* [What you need to do]:
Search the material below for the string "this" and extract each line that has it.

* [Excerpted data]:
--- BEGIN ---

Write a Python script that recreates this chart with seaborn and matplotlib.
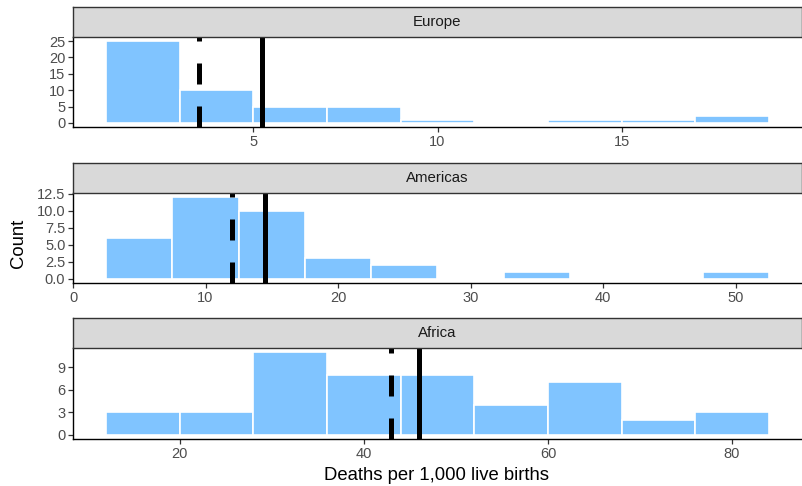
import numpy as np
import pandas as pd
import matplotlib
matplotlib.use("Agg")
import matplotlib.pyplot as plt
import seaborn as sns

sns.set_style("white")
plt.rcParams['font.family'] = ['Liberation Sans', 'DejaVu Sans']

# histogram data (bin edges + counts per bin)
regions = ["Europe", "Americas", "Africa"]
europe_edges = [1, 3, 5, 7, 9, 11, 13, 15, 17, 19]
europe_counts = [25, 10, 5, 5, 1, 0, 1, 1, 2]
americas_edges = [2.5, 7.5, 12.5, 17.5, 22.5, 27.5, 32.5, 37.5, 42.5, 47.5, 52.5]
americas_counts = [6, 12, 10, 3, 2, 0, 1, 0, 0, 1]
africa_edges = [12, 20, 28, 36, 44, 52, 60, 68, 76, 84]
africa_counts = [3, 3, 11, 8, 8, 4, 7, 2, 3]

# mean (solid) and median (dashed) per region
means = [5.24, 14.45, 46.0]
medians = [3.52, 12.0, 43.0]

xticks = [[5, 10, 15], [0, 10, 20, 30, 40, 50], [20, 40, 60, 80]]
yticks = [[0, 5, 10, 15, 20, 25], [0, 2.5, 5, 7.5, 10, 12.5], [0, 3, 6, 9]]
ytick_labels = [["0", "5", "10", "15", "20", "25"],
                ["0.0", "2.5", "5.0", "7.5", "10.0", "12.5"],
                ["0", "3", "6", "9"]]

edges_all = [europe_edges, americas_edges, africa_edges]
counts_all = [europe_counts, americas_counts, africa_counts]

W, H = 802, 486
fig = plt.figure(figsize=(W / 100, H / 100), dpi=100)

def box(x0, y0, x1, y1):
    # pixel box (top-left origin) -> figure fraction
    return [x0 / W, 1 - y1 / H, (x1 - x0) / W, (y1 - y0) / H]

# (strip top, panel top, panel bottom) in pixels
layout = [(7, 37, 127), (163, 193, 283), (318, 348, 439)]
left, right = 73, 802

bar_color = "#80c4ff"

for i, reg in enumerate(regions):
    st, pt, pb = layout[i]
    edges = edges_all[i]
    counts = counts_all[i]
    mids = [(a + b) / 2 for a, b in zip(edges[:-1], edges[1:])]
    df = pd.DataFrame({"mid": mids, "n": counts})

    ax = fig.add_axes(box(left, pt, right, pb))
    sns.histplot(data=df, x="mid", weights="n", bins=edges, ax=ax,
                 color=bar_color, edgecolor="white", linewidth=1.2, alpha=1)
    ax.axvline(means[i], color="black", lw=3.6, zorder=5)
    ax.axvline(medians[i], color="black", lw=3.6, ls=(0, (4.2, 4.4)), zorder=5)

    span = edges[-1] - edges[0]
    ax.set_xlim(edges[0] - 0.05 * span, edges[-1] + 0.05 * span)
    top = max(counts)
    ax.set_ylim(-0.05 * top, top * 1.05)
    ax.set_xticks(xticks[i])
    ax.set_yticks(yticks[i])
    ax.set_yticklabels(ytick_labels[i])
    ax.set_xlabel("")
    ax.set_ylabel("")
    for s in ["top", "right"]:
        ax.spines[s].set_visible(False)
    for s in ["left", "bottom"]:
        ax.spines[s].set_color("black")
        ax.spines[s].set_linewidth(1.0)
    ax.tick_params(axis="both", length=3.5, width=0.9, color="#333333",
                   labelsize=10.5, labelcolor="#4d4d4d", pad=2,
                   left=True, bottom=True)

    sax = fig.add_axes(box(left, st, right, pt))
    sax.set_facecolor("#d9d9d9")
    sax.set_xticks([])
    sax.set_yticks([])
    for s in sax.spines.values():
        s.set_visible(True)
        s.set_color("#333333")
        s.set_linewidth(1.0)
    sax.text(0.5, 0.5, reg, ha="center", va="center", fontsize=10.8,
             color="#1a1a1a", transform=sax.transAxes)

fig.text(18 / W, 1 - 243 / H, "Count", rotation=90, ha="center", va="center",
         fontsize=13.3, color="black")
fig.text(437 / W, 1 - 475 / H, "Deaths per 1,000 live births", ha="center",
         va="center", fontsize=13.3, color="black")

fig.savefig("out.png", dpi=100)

--- END ---
--- BEGIN ---

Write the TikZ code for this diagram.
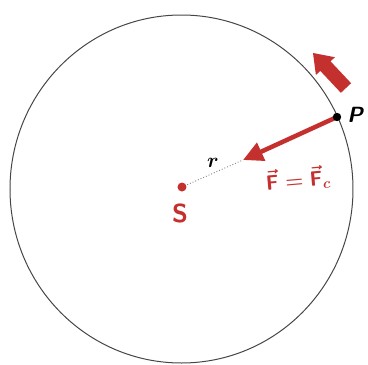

--- END ---

* [Reply to the exercise]:
Write a Python script that recreates this chart with seaborn and matplotlib.
Write the TikZ code for this diagram.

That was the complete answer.